Uncertainty leaves Italy in political chaos

Berlusconi’s status at issue; bankruptcy fears loom

November 10, 2011|By Elisabetta Povoledo and Rachel Donadio, New York Times

ROME - A day after Prime Minister Silvio Berlusconi pledged to step down once the Italian Parliament passes austerity measures, Italy was engulfed in political chaos that has pushed the eurozone to its biggest test yet and raised the once unthinkable prospect of a major industrial economy going bankrupt.

With borrowing rates now soaring at 7.4 percent, levels at which smaller eurozone countries sought bailouts, Italian lawmakers were frantically negotiating a way forward, while European leaders scrambled to forge a backup plan for a country too big to bail out.

The uncertainty over the timing of Berlusconi’s departure - and questions over what would follow - kept Italy in the crosshairs of the financial markets yesterday, and prompted President Giorgio Napolitano to issue a statement reaffirming that the prime minister would resign as announced and that Parliament would approve austerity measures “within a few days.’’

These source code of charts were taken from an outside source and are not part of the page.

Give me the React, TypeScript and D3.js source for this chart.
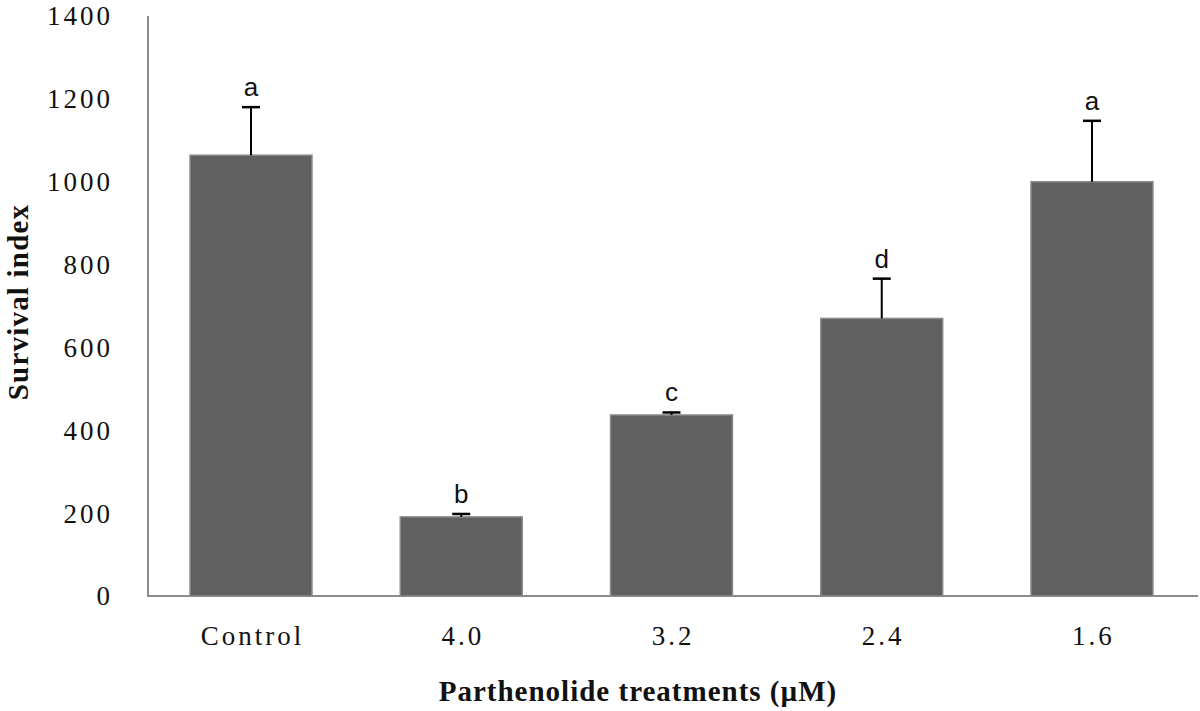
import React, { useEffect, useRef } from "react"
import * as d3 from "d3"

const treatments = ["Control", "4.0", "3.2", "2.4", "1.6"]
const survival = [1064, 191, 437, 670, 1000]
const errors = [116, 7, 6, 96, 147]
const letters = ["a", "b", "c", "d", "a"]
const yTicks = [0, 200, 400, 600, 800, 1000, 1200, 1400]

export default function App() {
  const ref = useRef<SVGSVGElement>(null)

  useEffect(() => {
    document.body.style.margin = "0"
    const svg = d3.select(ref.current)
    svg.selectAll("*").remove()

    const x = d3.scaleBand().domain(treatments).range([148, 1195])
      .paddingInner(0.42).paddingOuter(0.2)
    const y = d3.scaleLinear().domain([0, 1400]).range([596, 16])

    const serif = "'Liberation Serif', 'Times New Roman', serif"
    const sans = "'Liberation Sans', Arial, sans-serif"

    // axes
    svg.append("line")
      .attr("x1", 148).attr("x2", 148).attr("y1", y(1400)).attr("y2", y(0))
      .attr("stroke", "#8c8c8c").attr("stroke-width", 2)
    svg.append("line")
      .attr("x1", 147).attr("x2", 1198).attr("y1", y(0)).attr("y2", y(0))
      .attr("stroke", "#8c8c8c").attr("stroke-width", 2)

    svg.selectAll(".ytick").data(yTicks).join("text")
      .attr("class", "ytick")
      .attr("x", 113).attr("y", d => y(d))
      .attr("dy", "0.35em")
      .attr("text-anchor", "end")
      .style("font-family", serif).style("font-size", "27px")
      .style("letter-spacing", "3px")
      .attr("fill", "#111")
      .text(d => d)

    svg.selectAll(".xtick").data(treatments).join("text")
      .attr("class", "xtick")
      .attr("x", d => x(d)! + x.bandwidth() / 2 + 1.5).attr("y", 645)
      .attr("text-anchor", "middle")
      .style("font-family", serif).style("font-size", "27px")
      .style("letter-spacing", "3px")
      .attr("fill", "#111")
      .text(d => d)

    // bars
    svg.selectAll(".bar").data(treatments).join("rect")
      .attr("class", "bar")
      .attr("x", d => x(d)!)
      .attr("width", x.bandwidth())
      .attr("y", (d, i) => y(survival[i]))
      .attr("height", (d, i) => y(0) - y(survival[i]))
      .attr("fill", "#606060")
      .attr("stroke", "#8a8a8a").attr("stroke-width", 1.5)

    // error bars
    const eb = svg.selectAll(".err").data(treatments).join("g").attr("class", "err")
    eb.append("line")
      .attr("x1", d => x(d)! + x.bandwidth() / 2)
      .attr("x2", d => x(d)! + x.bandwidth() / 2)
      .attr("y1", (d, i) => y(survival[i]))
      .attr("y2", (d, i) => y(survival[i] + errors[i]))
      .attr("stroke", "#000").attr("stroke-width", 2)
    eb.append("line")
      .attr("x1", d => x(d)! + x.bandwidth() / 2 - 9)
      .attr("x2", d => x(d)! + x.bandwidth() / 2 + 9)
      .attr("y1", (d, i) => y(survival[i] + errors[i]))
      .attr("y2", (d, i) => y(survival[i] + errors[i]))
      .attr("stroke", "#000").attr("stroke-width", 2.5)

    svg.selectAll(".letter").data(treatments).join("text")
      .attr("class", "letter")
      .attr("x", d => x(d)! + x.bandwidth() / 2)
      .attr("y", (d, i) => y(survival[i] + errors[i]) - 11)
      .attr("text-anchor", "middle")
      .style("font-family", sans).style("font-size", "26px")
      .attr("fill", "#111")
      .text((d, i) => letters[i])

    // titles
    svg.append("text")
      .attr("x", 638).attr("y", 701)
      .attr("text-anchor", "middle")
      .style("font-family", serif).style("font-size", "29px").style("font-weight", "bold")
      .style("letter-spacing", "1px")
      .attr("fill", "#111")
      .text("Parthenolide treatments (µM)")

    svg.append("text")
      .attr("transform", "translate(28,302) rotate(-90)")
      .attr("text-anchor", "middle")
      .style("font-family", serif).style("font-size", "29px").style("font-weight", "bold")
      .style("letter-spacing", "1.2px")
      .attr("fill", "#111")
      .text("Survival index")
  }, [])

  return (
    <div>
      <svg ref={ref} width={1200} height={711} style={{ display: "block", background: "#fff" }}></svg>
    </div>
  )
}
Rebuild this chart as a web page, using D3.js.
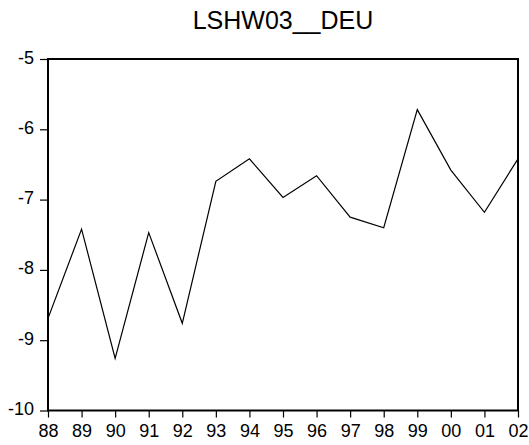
<!DOCTYPE html>
<html>
<head>
<meta charset="utf-8">
<script src="https://cdn.jsdelivr.net/npm/d3@7/dist/d3.min.js"></script>
<style>
  html, body { margin: 0; padding: 0; background: #fff; }
  svg { display: block; }
  text { font-family: "Liberation Sans", Arial, sans-serif; fill: #000; }
</style>
</head>
<body>
<script>
const title = "LSHW03__DEU";
const years = ["88","89","90","91","92","93","94","95","96","97","98","99","00","01","02"];
const values = [-8.69, -7.42, -9.26, -7.47, -8.76, -6.74, -6.42, -6.97, -6.66, -7.25, -7.40, -5.72, -6.58, -7.18, -6.42];
const yTicks = [-5, -6, -7, -8, -9, -10];
const yTickLabels = ["-5", "-6", "-7", "-8", "-9", "-10"];

const W = 529, H = 445;
const m = { left: 48, right: 11, top: 59, bottom: 34.5 };

const svg = d3.select("body").append("svg").attr("width", W).attr("height", H);

const x = d3.scalePoint().domain(years).range([m.left, W - m.right]);
const y = d3.scaleLinear().domain([-10, -5]).range([H - m.bottom, m.top]);

// title
svg.append("text")
  .attr("x", (m.left + W - m.right) / 2)
  .attr("y", 28.5)
  .attr("text-anchor", "middle")
  .style("font-size", "25px")
  .text(title);

// y axis
const gy = svg.append("g").attr("transform", `translate(${m.left},0)`)
  .call(d3.axisLeft(y).tickValues(yTicks).tickSize(8).tickSizeOuter(0).tickPadding(6)
    .tickFormat((d, i) => yTickLabels[i]));
gy.select(".domain").remove();
gy.selectAll(".tick line").attr("stroke", "#000").attr("stroke-width", 1.2);
gy.selectAll(".tick text")
  .attr("dy", null)
  .attr("y", 4)
  .style("font-size", "18px")
  .style("font-family", "'Liberation Sans', Arial, sans-serif");

// x axis
const gx = svg.append("g").attr("transform", `translate(0,${H - m.bottom})`)
  .call(d3.axisBottom(x).tickSize(7).tickSizeOuter(0).tickPadding(5));
gx.select(".domain").remove();
gx.selectAll(".tick line").attr("stroke", "#000").attr("stroke-width", 1.2);
gx.selectAll(".tick text")
  .attr("dy", null)
  .attr("y", 26)
  .style("font-size", "18px")
  .style("font-family", "'Liberation Sans', Arial, sans-serif");

// series line
const line = d3.line().x((d, i) => x(years[i])).y(d => y(d));
svg.append("path")
  .datum(values)
  .attr("fill", "none")
  .attr("stroke", "#000")
  .attr("stroke-width", 1.2)
  .attr("stroke-linejoin", "miter")
  .attr("d", line);

// frame
svg.append("rect")
  .attr("x", m.left)
  .attr("y", m.top)
  .attr("width", W - m.right - m.left)
  .attr("height", H - m.bottom - m.top)
  .attr("fill", "none")
  .attr("stroke", "#000")
  .attr("stroke-width", 2);
</script>
</body>
</html>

Indeed, Italy’s fate appeared in the hands not only of the markets, but also of Napolitano, an 86-year-old former Communist who must exercise moral persuasion on a government known more for its sex scandals than economic policies.

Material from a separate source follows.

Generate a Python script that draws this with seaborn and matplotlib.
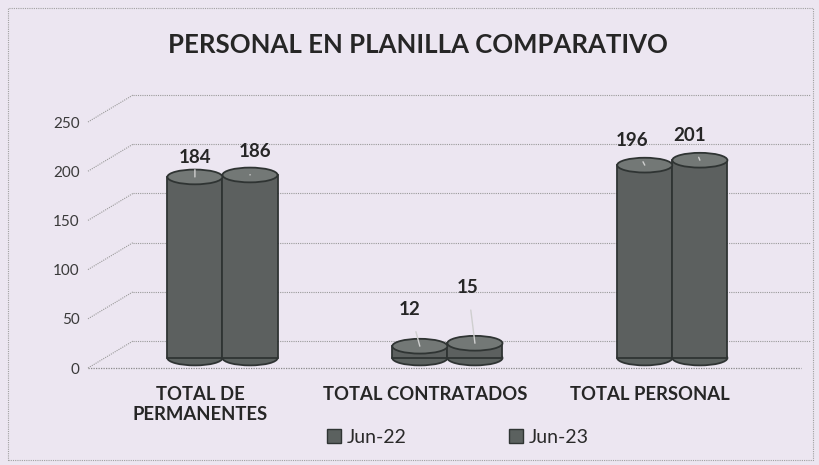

In a statement, the president said he would either form a new government quickly or take the necessary steps to go to early elections, adding that in any case “emergency measures’’ could be adopted “at any time,’’ so there was no risk of prolonged political instability.

While Berlusconi has said he wants to go to elections, momentum appeared to be building for a government guided by a respected nonpolitician. Last evening, Napolitano named Mario Monti, a former European Commissioner and the most widely discussed candidate to guide such a government.

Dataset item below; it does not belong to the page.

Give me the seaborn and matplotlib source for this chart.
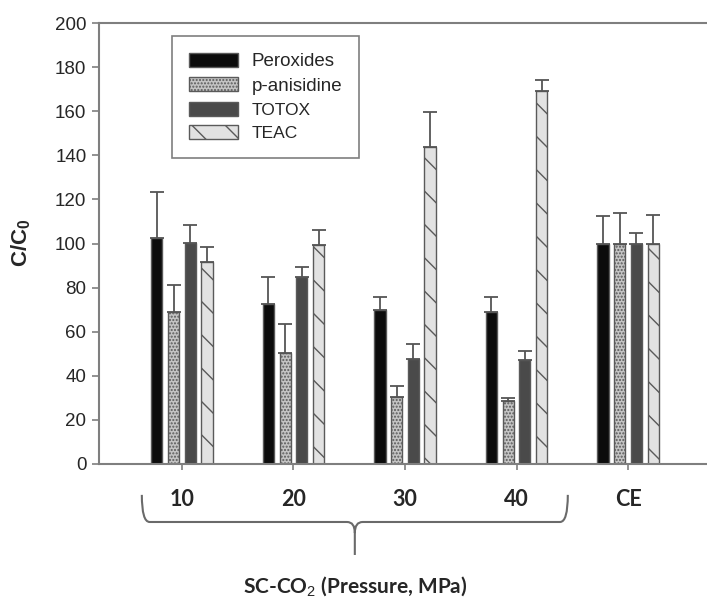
"""
Grouped bar chart of oxidation indices, SC-CO2 vs CE.
"""

import matplotlib

matplotlib.use("Agg")

import matplotlib.pyplot as plt
import matplotlib.patches as mpatches
import matplotlib.transforms as mtransforms
from matplotlib.path import Path
import pandas as pd
import seaborn as sns

groups = ["10", "20", "30", "40", "CE"]
series = ["Peroxides", "p-anisidine", "TOTOX", "TEAC"]

peroxides = [102.4, 72.4, 69.8, 68.8, 100.0]
p_anisidine = [68.8, 50.5, 30.2, 28.4, 100.0]
totox = [100.4, 84.7, 47.6, 47.2, 100.0]
teac = [91.6, 99.5, 143.6, 169.2, 100.0]

peroxides_err = [21.0, 12.3, 5.9, 6.9, 12.6]
p_anisidine_err = [12.2, 13.0, 5.2, 1.4, 14.0]
totox_err = [8.0, 4.6, 6.7, 4.2, 4.6]
teac_err = [7.0, 6.5, 15.9, 5.0, 13.0]

values = [peroxides, p_anisidine, totox, teac]
errors = [peroxides_err, p_anisidine_err, totox_err, teac_err]

df = pd.DataFrame(
    [(g, s, v) for s, vals in zip(series, values) for g, v in zip(groups, vals)],
    columns=["group", "series", "value"],
)

sns.set_style("white")
plt.rcParams["font.family"] = ["Liberation Sans", "DejaVu Sans"]
plt.rcParams["mathtext.fontset"] = "custom"
plt.rcParams["mathtext.rm"] = "Liberation Sans"
plt.rcParams["mathtext.bf"] = "Liberation Sans:bold"
plt.rcParams["hatch.linewidth"] = 1.0

styles = {
    "Peroxides": dict(face="#0c0c0c", hatch=None),
    "p-anisidine": dict(face="#c4c4c4", hatch="....."),
    "TOTOX": dict(face="#4a4a4a", hatch=None),
    "TEAC": dict(face="#e2e2e2", hatch="\\"),
}
edge = "#5a5a5a"
axis_gray = "#7f7f7f"

fig = plt.figure(figsize=(7.07, 6.03), dpi=100)
ax = fig.add_axes([99 / 707, 139 / 603, 611 / 707, 441 / 603])

sns.barplot(
    data=df,
    x="group",
    y="value",
    hue="series",
    order=groups,
    hue_order=series,
    width=0.6,
    gap=0.33,
    errorbar=None,
    legend=False,
    ax=ax,
)

for name, cont, errs in zip(series, ax.containers, errors):
    st = styles[name]
    xs, hs = [], []
    for bar in cont:
        bar.set_facecolor(st["face"])
        bar.set_edgecolor(edge)
        bar.set_linewidth(1.0)
        if st["hatch"]:
            bar.set_hatch(st["hatch"])
        xs.append(bar.get_x() + bar.get_width() / 2)
        hs.append(bar.get_height())
    ax.errorbar(
        xs,
        hs,
        yerr=[[0] * len(errs), errs],
        fmt="none",
        ecolor="#555555",
        elinewidth=1.3,
        capsize=5,
        capthick=1.3,
        zorder=1,
    )

ax.set_xlim(-0.744, 4.735)
ax.set_ylim(0, 200)
ax.set_yticks(range(0, 201, 20))

for side in ["left", "bottom", "top"]:
    ax.spines[side].set_color(axis_gray)
    ax.spines[side].set_linewidth(1.5)
ax.spines["right"].set_visible(False)

ax.tick_params(axis="y", direction="out", length=5, width=1.2, color=axis_gray,
               labelsize=13.5, pad=4, left=True)
ax.tick_params(axis="x", direction="out", length=4, width=1.2, color=axis_gray,
               pad=14, bottom=True)
for lab in ax.get_xticklabels():
    lab.set_fontfamily("Lato")
    lab.set_fontweight("bold")
    lab.set_fontsize(15.5)

ax.set_xlabel("SC-CO$_2$ (Pressure, MPa)", fontfamily="Lato", fontweight="bold",
              fontsize=15)
ax.xaxis.set_label_coords(0.419, -0.252)
ax.set_ylabel(r"C/C$_\mathbf{0}$", fontweight="bold", fontsize=16)
ax.yaxis.set_label_coords(-0.108, 0.501)

# curly brace under the SC-CO2 groups
trans = mtransforms.blended_transform_factory(ax.transData, ax.transAxes)
x0, x1, xc = -0.36, 3.46, 1.55
yt, ym, yb = -0.070, -0.1315, -0.2063
dx = 0.07
verts = [
    (x0, yt), (x0, ym), (x0 + dx, ym),
    (xc - dx, ym), (xc, ym), (xc, ym - 0.025), (xc, yb),
    (xc, ym - 0.025), (xc, ym), (xc + dx, ym),
    (x1 - dx, ym), (x1, ym), (x1, yt),
]
codes = [
    Path.MOVETO, Path.CURVE3, Path.CURVE3,
    Path.LINETO, Path.CURVE3, Path.CURVE3, Path.LINETO,
    Path.MOVETO, Path.CURVE3, Path.CURVE3,
    Path.LINETO, Path.CURVE3, Path.CURVE3,
]
brace = mpatches.PathPatch(Path(verts, codes), facecolor="none", edgecolor="#6a6a6a",
                           linewidth=1.5, transform=trans, clip_on=False)
ax.add_patch(brace)

handles = []
for name in series:
    st = styles[name]
    handles.append(mpatches.Patch(facecolor=st["face"], edgecolor=edge, linewidth=1.0,
                                  hatch=st["hatch"], label=name))
leg = ax.legend(
    handles=handles,
    loc="upper left",
    bbox_to_anchor=(0.1195, 0.9705),
    borderaxespad=0,
    fontsize=13.5,
    handlelength=2.6,
    handleheight=0.78,
    handletextpad=0.75,
    labelspacing=0.36,
    borderpad=0.9,
    fancybox=False,
    framealpha=1,
    edgecolor=axis_gray,
)
leg.get_frame().set_linewidth(1.2)
for t in leg.get_texts()[2:]:
    t.set_fontsize(12.5)

fig.savefig("out.png", dpi=100)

The political turmoil comes at a time of rising risk. Barclays bank yesterday issued a note saying that Italy “may be beyond the point of no return,’’ and other financial analysts - and officials in the Italian Finance Ministry - said the country could survive for several more quarters even with bond yields around 7 percent.

Nevertheless, the market jitters spurred Italy’s Parliament to move with uncharacteristic urgency, agreeing to start discussion of the emergency measures, with the aim of adopting them as early as the weekend, several lawmakers said.

But concerns were widespread that the substance of the measures, which were officially presented by Finance Minister Giulio Tremonti last evening, might not live up to the stringent demands of the current financial markets.

A letter to Tremonti sent last week by Olli Rehn, European commissioner for economic and monetary affairs, expressed doubts that they would “ensure the achievement of a balanced budget in 2013.’’

It also called on the government to draft additional measures to reach targets.

The difficulties in proposing, let alone enforcing, the measures stem from deep divisions within the center-right coalition, a patchwork of conflicting vested interests.

In August, the European Central Bank demanded structural changes in exchange for buying Italian debt. Parliament pushed through some debt-reducing measures, including cuts to local government and tax increases. But some observers said that so-called Euroskeptic factions in the Berlusconi government had never taken the demands seriously.

A delegation from the European Commission and the European Central Bank began meeting with officials in Rome yesterday to step up surveillance of Italy’s reform program, days after the International Monetary Fund said it, too, would monitor Italy’s progress.